- **Challenge**:
Go through the lines below. Copy those with "diagram".

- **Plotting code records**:
══════════

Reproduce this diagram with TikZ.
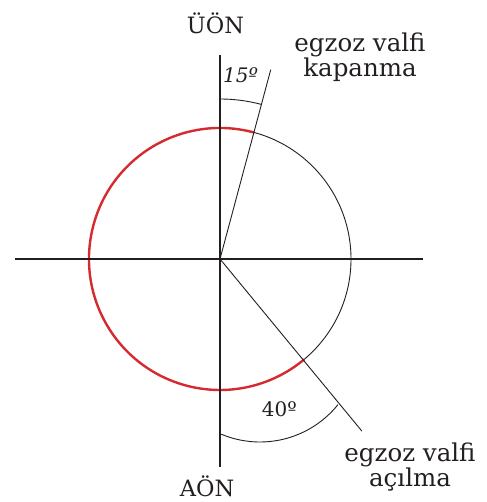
\documentclass[tikz,border=0pt]{standalone}
\usepackage{fontspec}
\setmainfont{DejaVu Serif}
\usetikzlibrary{calc}
\definecolor{axisgray}{HTML}{231F20}
\definecolor{cyclered}{HTML}{D52A30}
\begin{document}
\begin{tikzpicture}[x=1pt,y=1pt,
  axisline/.style={line width=1.8pt, draw=axisgray},
  fineline/.style={line width=0.9pt, draw=axisgray},
  redarc/.style={line width=2.4pt, draw=cyclered},
  lbl/.style={font=\fontsize{22.5}{23.4}\selectfont, align=center, inner sep=0pt, text=axisgray},
  vlbl/.style={font=\fontsize{24.5}{23}\selectfont, align=center, inner sep=0pt, text=axisgray}]
\useasboundingbox (0,0) rectangle (486,502);
\coordinate (C) at (220,243);
\coordinate (L) at (15,243);
\coordinate (R) at (423,243);
\coordinate (T) at (220,447);
\coordinate (B) at (220,35);
\coordinate (O2) at (260,160);
% circle
\draw[fineline] (C) circle[radius=131];
\draw[redarc] ($(C)+(75:131)$) arc[start angle=75, end angle=310, radius=131];
% axes
\draw[axisline] (L) -- (R);
\draw[axisline] (T) -- (B);
% valve lines
\draw[fineline] (C) -- ++(75:196) coordinate (E15);
\draw[fineline] (C) -- ++(-50.5:223) coordinate (E40);
% angle arcs
\draw[fineline] ($(C)+(90:160)$) arc[start angle=90, end angle=75, radius=160];
\draw[fineline] ($(O2)+(247.2:100)$) arc[start angle=247.2, end angle=321.2, radius=100];
% labels
\node[lbl, anchor=base] (uon) at (215.5,468.7) {ÜÖN};
\node[lbl, anchor=base] (aon) at (207,5.3) {AÖN};
\node[vlbl, anchor=base] (kap) at (360,425.3) {egzoz valfi\\kapanma};
\node[vlbl, anchor=base] (acl) at (410,15) {egzoz valfi\\açılma};
\node[lbl, anchor=base west, font=\fontsize{20}{22}\selectfont\itshape] (a15) at (223,419) {15º};
\node[lbl, anchor=base west, font=\fontsize{20}{22}\selectfont] (a40) at (261.7,85.3) {40º};
\end{tikzpicture}
\end{document}
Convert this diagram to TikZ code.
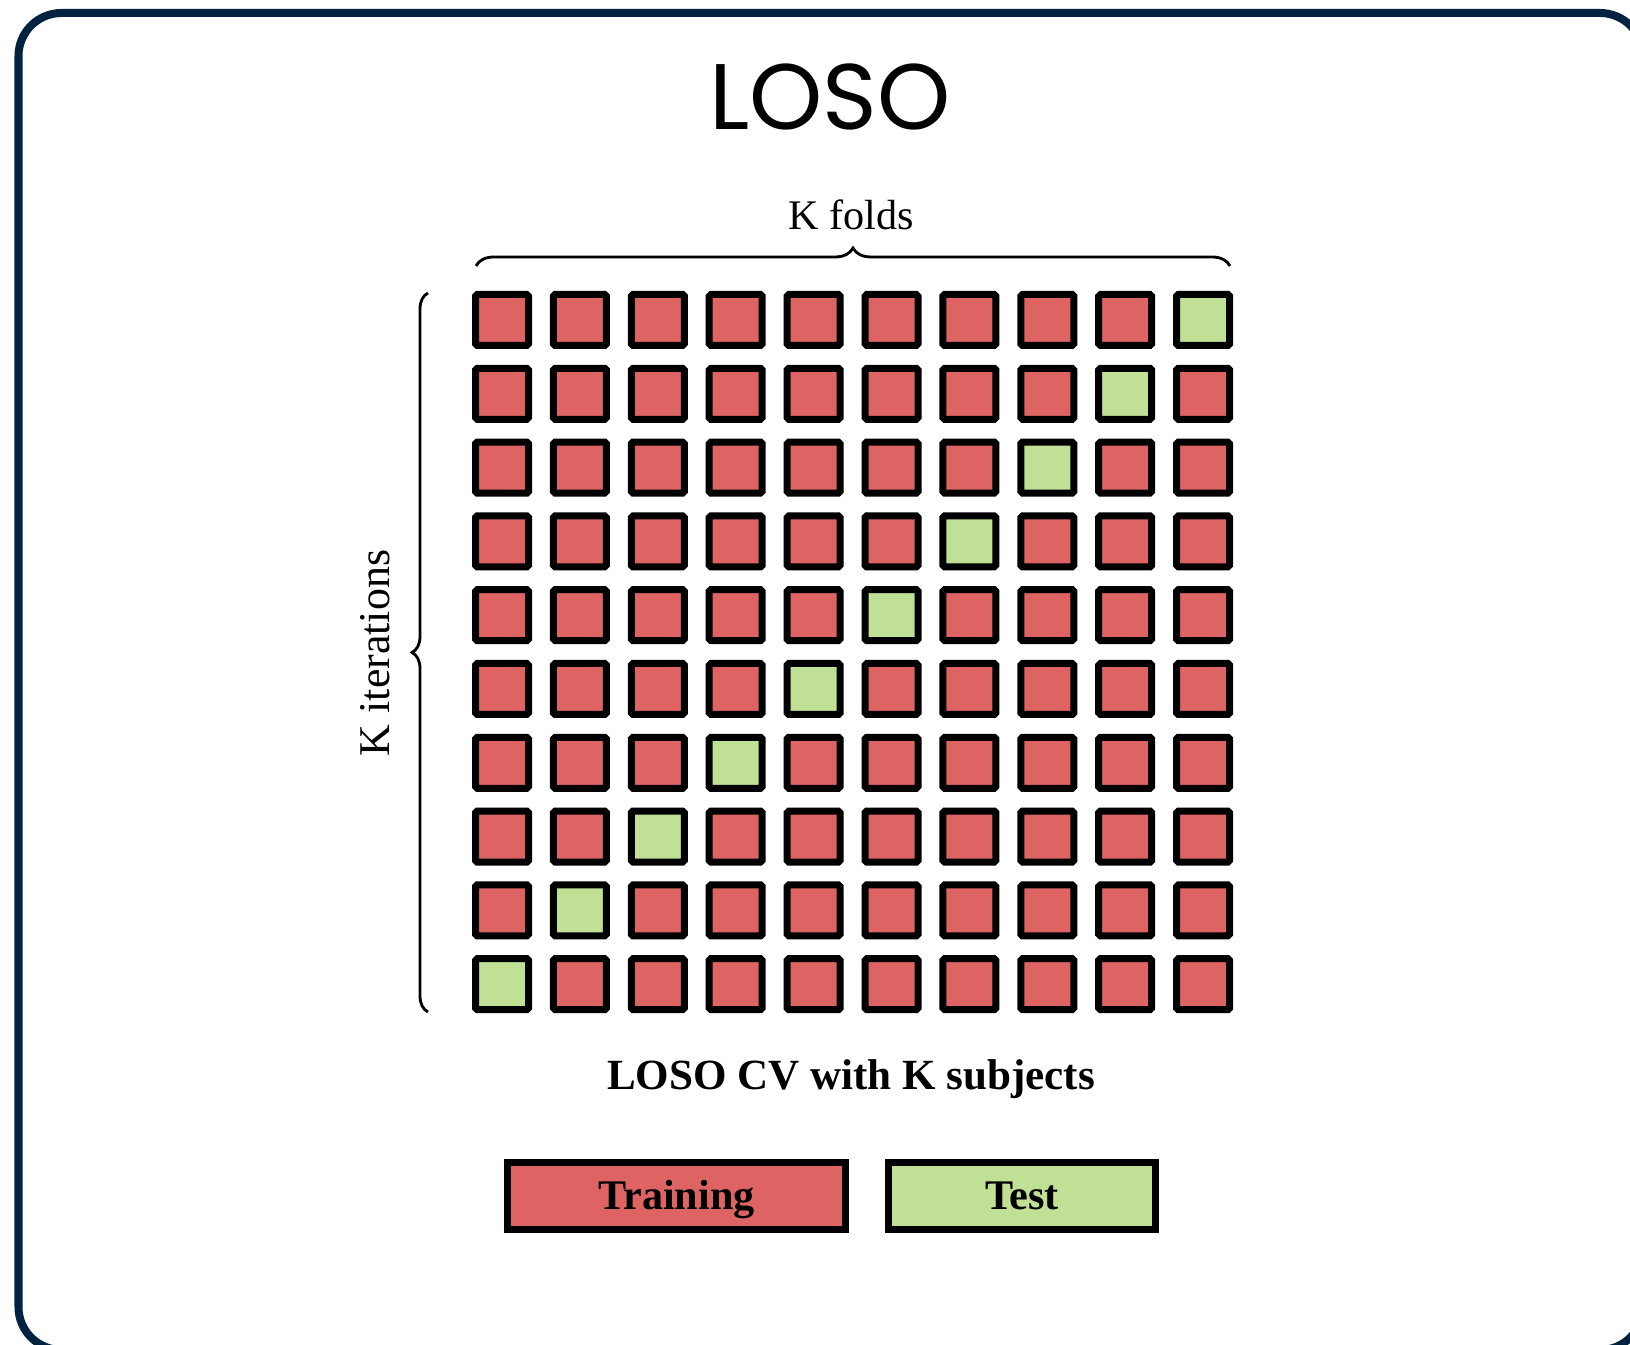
\documentclass[tikz,border=0pt]{standalone}
\usepackage{fontspec}
\setmainfont{Liberation Serif}
\newfontfamily\titlefont{Poppins}
\usetikzlibrary{decorations.pathreplacing}
\definecolor{framenavy}{RGB}{2,34,64}
\definecolor{trainred}{RGB}{222,99,99}
\definecolor{testgreen}{RGB}{191,224,149}

\begin{document}
\begin{tikzpicture}[x=1cm,y=1cm,
  cell/.style={draw=black,line width=0.14cm,rounded corners=1pt,
    minimum width=1.06cm,minimum height=1.02cm,inner sep=0pt},
  keybox/.style={draw=black,line width=0.14cm,minimum height=1.34cm,inner sep=0pt,
    text height=15.8pt,text depth=0pt,font=\fontsize{24}{28}\selectfont\bfseries},
  kbrace/.style={decorate,decoration={brace,amplitude=#1},line width=1.6pt}]
  % Canvas ~1630x1344
  \useasboundingbox (0,0) rectangle (32.6,26.88);
  \clip (0,0) rectangle (32.6,26.88);

  % Outer card frame (runs off the right / bottom edge)
  \draw[framenavy,line width=0.16cm,rounded corners=0.86cm]
    (0.37,26.62) rectangle (32.86,-0.12);

  % Title
  \node[font=\titlefont\fontsize{53}{58}\selectfont,anchor=base] (title) at (16.6,24.28) {LOSO};

  % --- Fold grid: row r, column c; test fold on the anti-diagonal ---
  \foreach \r in {1,...,10} {
    \foreach \c [evaluate=\c as \k using int(\r+\c)] in {1,...,10} {
      \ifnum\k=11 \def\cellcol{testgreen}\else\def\cellcol{trainred}\fi
      \node[cell,fill=\cellcol] (c-\r-\c) at ({10.04+1.558*(\c-1)},{20.48-1.476*(\r-1)}) {};
    }
  }

  % Braces + axis labels
  \draw[kbrace=0.36cm] (9.52,21.56) -- (24.60,21.56);
  \node[font=\fontsize{24}{28}\selectfont,anchor=base] (folds) at (17.02,22.28) {K folds};
  \draw[kbrace=0.32cm] (8.56,6.64) -- (8.56,21.02);
  \node[font=\fontsize{25}{29}\selectfont,anchor=base,rotate=90] (iters) at (7.78,13.82) {K iterations};

  % Caption
  \node[font=\fontsize{24.5}{28}\selectfont\bfseries,anchor=base] (caption) at (17.02,5.08) {LOSO CV with K subjects};

  % Legend
  \node[keybox,fill=trainred,minimum width=6.76cm] (train) at (13.53,2.96) {Training};
  \node[keybox,fill=testgreen,minimum width=5.34cm] (test) at (20.44,2.96) {Test};

\end{tikzpicture}
\end{document}
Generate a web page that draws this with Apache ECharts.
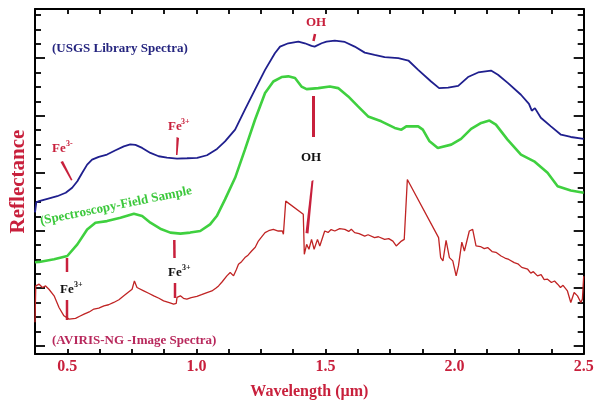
<!DOCTYPE html>
<html><head><meta charset="utf-8">
<script src="https://cdn.jsdelivr.net/npm/echarts@6/dist/echarts.min.js"></script>
<style>html,body{margin:0;padding:0;background:#fff}#c{width:598px;height:405px}</style>
</head><body><div id="c"></div>
<script>
// Wavelength (µm), relative reflectance (arbitrary offset units)
const usgsSpectrum = [[0.375,9.27],[0.380,9.97],[0.391,10.06],[0.423,10.22],[0.461,10.40],[0.494,10.64],[0.519,10.99],[0.539,11.44],[0.558,12.03],[0.577,12.60],[0.596,12.95],[0.622,13.14],[0.654,13.30],[0.687,13.60],[0.719,13.87],[0.744,14.01],[0.764,13.97],[0.790,13.76],[0.822,13.41],[0.854,13.18],[0.886,13.09],[0.925,13.02],[0.964,13.04],[1.003,13.07],[1.041,13.25],[1.080,13.69],[1.111,14.22],[1.150,15.03],[1.188,16.42],[1.227,17.81],[1.266,19.19],[1.304,20.35],[1.324,20.81],[1.356,21.04],[1.395,21.16],[1.420,21.04],[1.446,20.86],[1.458,20.81],[1.485,21.04],[1.504,21.16],[1.536,21.22],[1.575,21.13],[1.613,20.81],[1.652,20.39],[1.690,20.23],[1.729,20.07],[1.782,20.00],[1.821,19.84],[1.859,19.19],[1.909,18.38],[1.940,17.92],[1.975,17.96],[2.014,18.08],[2.052,18.69],[2.091,19.01],[2.141,19.14],[2.168,18.85],[2.207,18.27],[2.257,17.46],[2.288,16.83],[2.299,16.35],[2.311,16.53],[2.334,15.86],[2.373,15.26],[2.412,14.68],[2.450,14.52],[2.500,14.39]];
const fieldSpectrum = [[0.375,5.81],[0.391,5.83],[0.449,6.01],[0.500,6.24],[0.539,7.05],[0.577,8.09],[0.609,8.56],[0.654,8.67],[0.706,8.91],[0.758,9.18],[0.790,9.02],[0.822,8.56],[0.860,8.14],[0.899,7.87],[0.938,7.80],[0.976,7.87],[1.015,7.98],[1.053,8.44],[1.079,9.02],[1.111,10.18],[1.150,11.68],[1.188,13.64],[1.227,15.72],[1.266,17.58],[1.298,18.38],[1.330,18.69],[1.356,18.74],[1.382,18.62],[1.407,18.03],[1.427,17.85],[1.472,17.92],[1.517,18.03],[1.549,17.92],[1.588,17.34],[1.626,16.65],[1.665,15.95],[1.716,15.61],[1.768,15.15],[1.794,15.03],[1.813,15.26],[1.859,15.26],[1.877,15.03],[1.903,14.22],[1.935,13.76],[1.987,13.99],[2.025,14.39],[2.064,15.08],[2.103,15.50],[2.135,15.66],[2.160,15.38],[2.205,14.34],[2.257,13.30],[2.308,12.83],[2.360,12.03],[2.399,11.10],[2.450,10.80],[2.500,10.64]];
const avirisSpectrum = [[0.375,1.64],[0.378,4.16],[0.391,4.28],[0.404,4.05],[0.416,4.16],[0.429,3.93],[0.449,3.47],[0.468,2.66],[0.487,2.08],[0.507,1.85],[0.532,1.90],[0.548,2.05],[0.565,2.20],[0.585,2.35],[0.603,2.55],[0.622,2.62],[0.642,2.77],[0.660,2.85],[0.680,3.01],[0.700,3.20],[0.719,3.47],[0.735,3.70],[0.751,3.93],[0.760,4.51],[0.770,4.05],[0.796,3.82],[0.815,3.65],[0.835,3.47],[0.855,3.30],[0.873,3.12],[0.895,3.00],[0.912,2.89],[0.922,2.95],[0.925,3.36],[0.938,3.47],[0.950,3.30],[0.963,3.24],[0.980,3.35],[1.002,3.43],[1.020,3.55],[1.041,3.70],[1.060,3.81],[1.075,4.00],[1.086,4.16],[1.100,4.45],[1.118,4.86],[1.131,5.09],[1.144,4.86],[1.155,5.30],[1.163,5.67],[1.175,5.85],[1.188,6.13],[1.200,6.30],[1.214,6.59],[1.228,6.85],[1.240,7.28],[1.252,7.55],[1.266,7.87],[1.280,8.00],[1.298,8.09],[1.317,7.98],[1.333,7.98],[1.337,7.75],[1.346,10.06],[1.414,9.14],[1.418,6.36],[1.427,7.05],[1.436,6.71],[1.446,7.40],[1.456,6.71],[1.469,7.40],[1.478,6.94],[1.497,7.98],[1.510,7.88],[1.522,8.08],[1.536,7.98],[1.555,8.15],[1.575,8.09],[1.590,7.95],[1.600,8.10],[1.613,7.87],[1.630,7.80],[1.652,7.63],[1.665,7.72],[1.690,7.52],[1.705,7.58],[1.729,7.40],[1.745,7.45],[1.761,7.28],[1.774,6.94],[1.794,7.28],[1.805,7.40],[1.817,11.56],[1.938,7.52],[1.946,6.13],[1.955,5.90],[1.967,7.33],[1.980,6.13],[1.993,5.90],[2.006,4.86],[2.015,5.55],[2.028,7.21],[2.038,6.59],[2.057,7.98],[2.070,8.09],[2.083,6.94],[2.100,6.90],[2.115,6.75],[2.128,6.83],[2.145,6.55],[2.160,6.50],[2.180,6.24],[2.195,6.10],[2.210,6.00],[2.231,5.78],[2.245,5.70],[2.260,5.45],[2.283,5.32],[2.295,5.05],[2.305,5.15],[2.321,4.86],[2.335,4.95],[2.347,4.60],[2.360,4.63],[2.375,4.40],[2.387,4.50],[2.399,4.28],[2.410,4.05],[2.420,4.20],[2.437,3.81],[2.450,3.01],[2.463,3.70],[2.476,3.47],[2.489,3.01],[2.495,3.24],[2.500,4.83]];
const xTickLabels = ['0.5','1.0','1.5','2.0','2.5'];
const yMajorTicks = [0,4,8,12,16,20];
const yMinorTicks = [1,2,3,5,6,7,9,10,11,13,14,15,17,18,19,21,22,23];

const FONT = 'Liberation Serif';
const RED = '#c8203c';
const chart = echarts.init(document.getElementById('c'), null, {renderer:'canvas'});
const axisLine = {show:true, onZero:false, lineStyle:{color:'#000', width:2}};
function yAx(pos, ticks, len, line){
  return {type:'value', position:pos, min:-0.576, max:23.424,
    axisLine: line ? axisLine : {show:false, onZero:false},
    axisTick:{show:true, inside:true, length:len, customValues:ticks, lineStyle:{color:'#000', width:1.8}},
    axisLabel:{show:false}, splitLine:{show:false}};
}
const option = {
  animation:false,
  backgroundColor:'#fff',
  grid:{left:32.6, right:14.3, top:9, bottom:50, containLabel:false},
  xAxis:[
    {type:'value', position:'bottom', min:0.375, max:2.5, interval:0.125,
     axisLine:axisLine,
     axisTick:{show:true, inside:true, length:5, lineStyle:{color:'#000', width:1.8}},
     axisLabel:{show:true, margin:5, showMaxLabel:true, color:RED, fontFamily:FONT, fontWeight:'bold', fontSize:16,
       formatter:v=>{const s=v.toFixed(1); return (Math.abs(v*2-Math.round(v*2))<1e-6 && xTickLabels.includes(s))?s:'';}},
     splitLine:{show:false},
     name:'Wavelength (µm)', nameLocation:'middle', nameGap:30,
     nameTextStyle:{color:RED, fontFamily:FONT, fontWeight:'bold', fontSize:16}},
    {type:'value', position:'top', min:0.375, max:2.5, interval:0.125,
     axisLine:axisLine,
     axisTick:{show:true, inside:true, length:5, lineStyle:{color:'#000', width:1.8}},
     axisLabel:{show:false}, splitLine:{show:false}}
  ],
  yAxis:[
    Object.assign(yAx('left', yMajorTicks, 10, true), {name:'Reflectance', nameLocation:'middle', nameGap:6, nameRotate:90,
      nameTextStyle:{color:RED, fontFamily:FONT, fontWeight:'bold', fontSize:21}}),
    yAx('left', yMinorTicks, 6, false),
    yAx('right', yMajorTicks, 10, true),
    yAx('right', yMinorTicks, 6, false)
  ],
  series:[
    {type:'line', data:usgsSpectrum, showSymbol:false, symbol:'none', lineStyle:{color:'#1f1f8e', width:1.8}, z:3},
    {type:'line', data:fieldSpectrum, showSymbol:false, symbol:'none', lineStyle:{color:'#3fd03f', width:2.6}, z:3},
    {type:'line', data:avirisSpectrum, showSymbol:false, symbol:'none', lineStyle:{color:'#c02424', width:1.3}, z:3}
  ],
  graphic:[
    {type:'text', left:52, top:42, style:{text:'(USGS Library Spectra)', fill:'#25257f', font:'bold 13px "Liberation Serif"'}},
    {type:'text', left:52, top:334, style:{text:'(AVIRIS-NG -Image Spectra)', fill:'#b8285c', font:'bold 13px "Liberation Serif"'}},
    {type:'text', x:116, y:206, rotation:0.2, style:{text:'(Spectroscopy-Field Sample', fill:'#3cc83c', font:'bold 13px "Liberation Serif"', align:'center', verticalAlign:'middle'}},
    // top OH
    {type:'text', x:316, y:23, style:{text:'OH', fill:RED, font:'bold 13px "Liberation Serif"', align:'center', verticalAlign:'middle'}},
    {type:'line', shape:{x1:315,y1:34,x2:313.5,y2:41}, style:{stroke:RED, lineWidth:2.5}},
    // Fe left top
    {type:'text', x:52, y:155, style:{text:'Fe', fill:RED, font:'bold 13px "Liberation Serif"', verticalAlign:'bottom'}},
    {type:'text', x:66, y:148, style:{text:'3-', fill:RED, font:'bold 8px "Liberation Serif"', verticalAlign:'bottom'}},
    {type:'polygon', shape:{points:[[60.5,162],[63,161],[72.5,180],[71,180.5]]}, style:{fill:RED}},
    // Fe middle top
    {type:'text', x:168, y:133, style:{text:'Fe', fill:RED, font:'bold 13px "Liberation Serif"', verticalAlign:'bottom'}},
    {type:'text', x:181, y:126, style:{text:'3+', fill:RED, font:'bold 8px "Liberation Serif"', verticalAlign:'bottom'}},
    {type:'polygon', shape:{points:[[176.5,137],[179,138],[177.5,155],[176,155]]}, style:{fill:RED}},
    // OH middle
    {type:'line', shape:{x1:313.5,y1:96,x2:313.5,y2:137}, style:{stroke:RED, lineWidth:3}},
    {type:'text', x:311, y:158, style:{text:'OH', fill:'#111', font:'bold 13px "Liberation Serif"', align:'center', verticalAlign:'middle'}},
    {type:'polygon', shape:{points:[[305.5,233],[308.5,233.5],[313.5,180],[311.5,181]]}, style:{fill:RED}},
    // Fe lower left
    {type:'line', shape:{x1:67,y1:258,x2:67,y2:272}, style:{stroke:RED, lineWidth:2.5}},
    {type:'text', x:60, y:296, style:{text:'Fe', fill:'#111', font:'bold 13px "Liberation Serif"', verticalAlign:'bottom'}},
    {type:'text', x:74, y:289, style:{text:'3+', fill:'#111', font:'bold 8px "Liberation Serif"', verticalAlign:'bottom'}},
    {type:'line', shape:{x1:67,y1:300,x2:67,y2:320}, style:{stroke:RED, lineWidth:2.5}},
    // Fe lower middle
    {type:'line', shape:{x1:174.3,y1:240,x2:174.5,y2:258}, style:{stroke:RED, lineWidth:2.5}},
    {type:'text', x:168, y:279, style:{text:'Fe', fill:'#111', font:'bold 13px "Liberation Serif"', verticalAlign:'bottom'}},
    {type:'text', x:182, y:272, style:{text:'3+', fill:'#111', font:'bold 8px "Liberation Serif"', verticalAlign:'bottom'}},
    {type:'line', shape:{x1:175,y1:283,x2:175,y2:298}, style:{stroke:RED, lineWidth:2.5}}
  ]
};
chart.setOption(option);
</script></body></html>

══════════

- **Problem solution**:
Reproduce this diagram with TikZ.
Convert this diagram to TikZ code.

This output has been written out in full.